### [What is asked]
Print, word for word, the opening line of the data below and every line after it through the line that contains "const explode = 37;", but not the pictures.

# # # #

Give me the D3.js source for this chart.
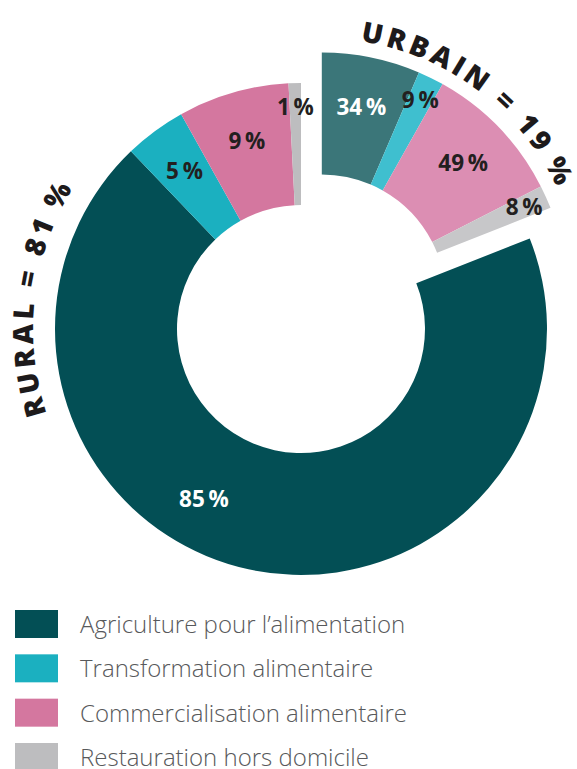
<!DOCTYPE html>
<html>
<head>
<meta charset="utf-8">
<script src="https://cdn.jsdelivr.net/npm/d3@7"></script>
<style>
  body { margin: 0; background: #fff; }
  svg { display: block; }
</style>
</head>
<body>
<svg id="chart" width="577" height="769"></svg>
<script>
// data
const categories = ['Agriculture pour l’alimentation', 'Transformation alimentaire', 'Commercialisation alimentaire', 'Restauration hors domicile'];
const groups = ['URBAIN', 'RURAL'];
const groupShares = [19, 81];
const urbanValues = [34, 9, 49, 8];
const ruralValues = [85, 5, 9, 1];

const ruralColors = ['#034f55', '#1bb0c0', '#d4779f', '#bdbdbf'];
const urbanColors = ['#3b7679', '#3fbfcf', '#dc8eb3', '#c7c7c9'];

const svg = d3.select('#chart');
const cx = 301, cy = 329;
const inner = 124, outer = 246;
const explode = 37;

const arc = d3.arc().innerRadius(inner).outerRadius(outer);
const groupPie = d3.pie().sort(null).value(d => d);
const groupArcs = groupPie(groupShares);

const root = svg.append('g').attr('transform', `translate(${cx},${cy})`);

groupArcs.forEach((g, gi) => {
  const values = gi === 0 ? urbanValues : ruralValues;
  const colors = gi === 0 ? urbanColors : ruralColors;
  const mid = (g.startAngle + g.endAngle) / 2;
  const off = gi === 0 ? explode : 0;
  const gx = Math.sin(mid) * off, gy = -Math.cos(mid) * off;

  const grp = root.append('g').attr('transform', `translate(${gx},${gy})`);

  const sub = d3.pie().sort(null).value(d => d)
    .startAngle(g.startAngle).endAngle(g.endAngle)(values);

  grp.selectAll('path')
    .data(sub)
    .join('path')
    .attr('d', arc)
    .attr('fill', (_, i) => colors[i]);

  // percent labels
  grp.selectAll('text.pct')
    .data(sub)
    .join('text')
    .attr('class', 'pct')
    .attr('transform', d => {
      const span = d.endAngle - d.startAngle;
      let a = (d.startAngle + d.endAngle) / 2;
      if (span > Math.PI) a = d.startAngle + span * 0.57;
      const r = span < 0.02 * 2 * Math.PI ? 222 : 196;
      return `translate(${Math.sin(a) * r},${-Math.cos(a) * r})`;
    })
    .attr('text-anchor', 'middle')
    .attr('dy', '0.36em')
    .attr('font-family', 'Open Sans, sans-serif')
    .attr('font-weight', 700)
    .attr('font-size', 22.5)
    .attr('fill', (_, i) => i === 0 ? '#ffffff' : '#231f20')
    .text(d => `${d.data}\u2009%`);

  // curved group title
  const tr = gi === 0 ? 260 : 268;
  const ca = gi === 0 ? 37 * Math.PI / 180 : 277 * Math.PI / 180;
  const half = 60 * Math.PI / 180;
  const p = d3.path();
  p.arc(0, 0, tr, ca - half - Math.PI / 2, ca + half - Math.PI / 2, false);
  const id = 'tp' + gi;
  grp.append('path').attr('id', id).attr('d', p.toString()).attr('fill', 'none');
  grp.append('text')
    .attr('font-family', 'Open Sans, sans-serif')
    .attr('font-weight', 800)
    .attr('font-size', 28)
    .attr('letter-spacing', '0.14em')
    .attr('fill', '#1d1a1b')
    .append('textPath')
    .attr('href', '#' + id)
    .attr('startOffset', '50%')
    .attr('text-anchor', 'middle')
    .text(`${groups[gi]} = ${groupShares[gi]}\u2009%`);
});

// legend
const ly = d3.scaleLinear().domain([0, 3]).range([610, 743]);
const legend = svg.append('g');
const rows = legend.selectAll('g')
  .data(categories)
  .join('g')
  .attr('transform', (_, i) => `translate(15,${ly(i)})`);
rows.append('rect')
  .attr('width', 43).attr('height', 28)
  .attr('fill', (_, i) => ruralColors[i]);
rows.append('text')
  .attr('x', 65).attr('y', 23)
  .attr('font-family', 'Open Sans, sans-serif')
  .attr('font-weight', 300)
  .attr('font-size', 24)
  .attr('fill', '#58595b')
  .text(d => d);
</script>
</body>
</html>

# # # #

### [Output below]
Give me the D3.js source for this chart.
<!DOCTYPE html>
<html>
<head>
<meta charset="utf-8">
<script src="https://cdn.jsdelivr.net/npm/d3@7"></script>
<style>
  body { margin: 0; background: #fff; }
  svg { display: block; }
</style>
</head>
<body>
<svg id="chart" width="577" height="769"></svg>
<script>
// data
const categories = ['Agriculture pour l’alimentation', 'Transformation alimentaire', 'Commercialisation alimentaire', 'Restauration hors domicile'];
const groups = ['URBAIN', 'RURAL'];
const groupShares = [19, 81];
const urbanValues = [34, 9, 49, 8];
const ruralValues = [85, 5, 9, 1];

const ruralColors = ['#034f55', '#1bb0c0', '#d4779f', '#bdbdbf'];
const urbanColors = ['#3b7679', '#3fbfcf', '#dc8eb3', '#c7c7c9'];

const svg = d3.select('#chart');
const cx = 301, cy = 329;
const inner = 124, outer = 246;
const explode = 37;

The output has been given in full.